I knew for a fact all of my brothers felt the same way if they spent too much time around Xavier. The brute force of his intellect tended to dominate everything. His mind was never at rest, ever, and neither was he. Even while studying, he’d be doing something with his hands. I remembered watching him read a history textbook for class once while he was standing up at the kitchen table idly tinkering with bits and pieces of electronics and a laptop. He finished the entire textbook in a single two-hour session, and when he was finished he’d built a four-legged robot that would totter around like a drunk dog, then stop, tip forward on its forelegs, then keep walking around doing handstands. It didn’t do anything other than that little trick, but it wasn’t meant to. He’d stuck pieces together to keep his hands and the rest of his brain-space busy while reading, and the robot was what he’d ended up with as an accidental by-product.
Honestly, it was hard not to feel a little inferior around him.
When all the food was plated up, we carried all seven plates out together. The others had shoved a pair of tables together and were playing some crazy drinking game that involved playing cards, and a lot of shouting, and a bottle of Jameson that had been new and unopened less than half an hour ago and was now nearly half empty. I had a feeling my liquor overhead was about to go up exponentially.
The game was cleared away and fresh beers were poured all around, even for Xavier and the twins since, as Brock—the only other brother with college experience—pointed out, even though they were underage here in Alaska it was obvious Xavier was going to drink at Stanford, and the twins would have constant access to booze while on tour, so pretending they didn’t drink was kind of dumb.

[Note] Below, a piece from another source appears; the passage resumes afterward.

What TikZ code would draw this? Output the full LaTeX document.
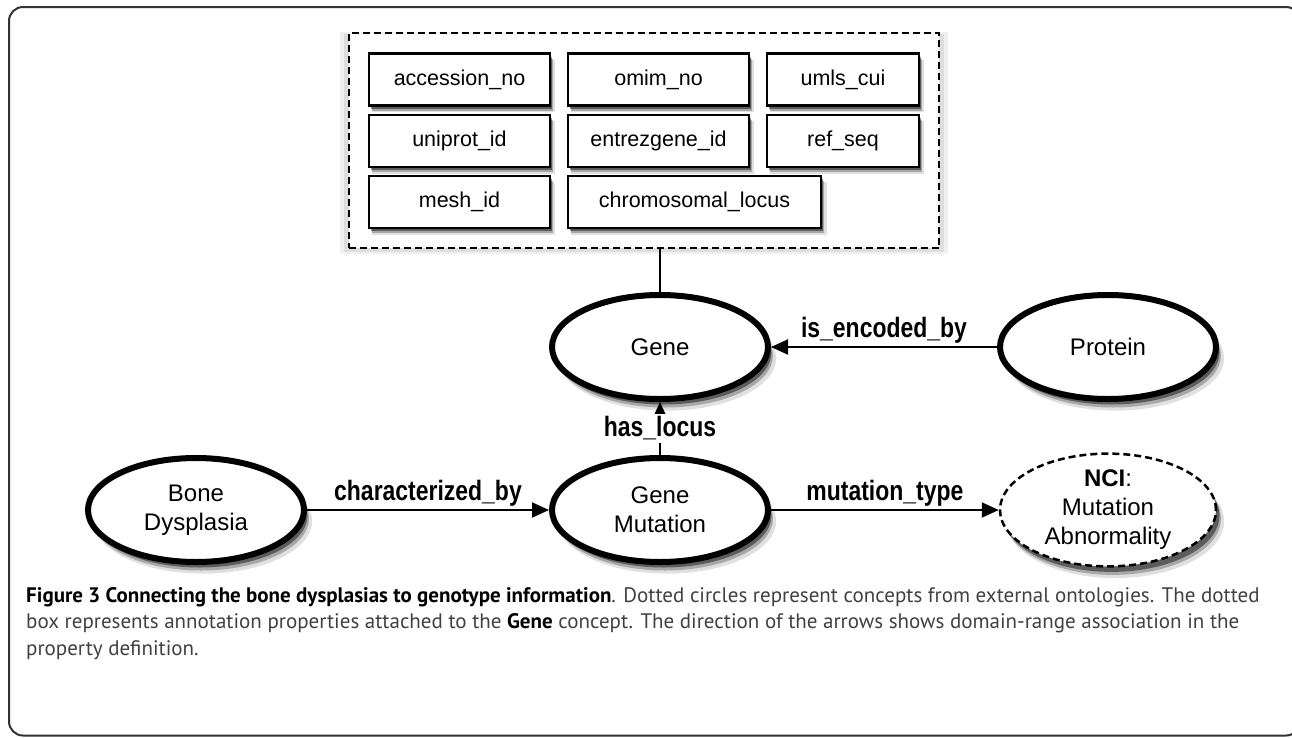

We dug into our late dinner; it was well after ten by this point, but we’d always been a family to eat late. When I was the one in charge, I usually didn’t get a chance to fix dinner for the boys until after nine or ten most weeknights, having been too busy cooking and waiting tables to take time for it until after the rush ended. Dad was always behind the bar then, and usually fairly well into a bottle of Jack by then anyway. He’d never gotten so drunk on shift that he stopped being a whirlwind wizard of a bartender, but it meant he was focused on the drinks and the customers rather than the rest of us. His way of coping, I guess. Easier to bury himself in booze and customers than to let himself give in to grief.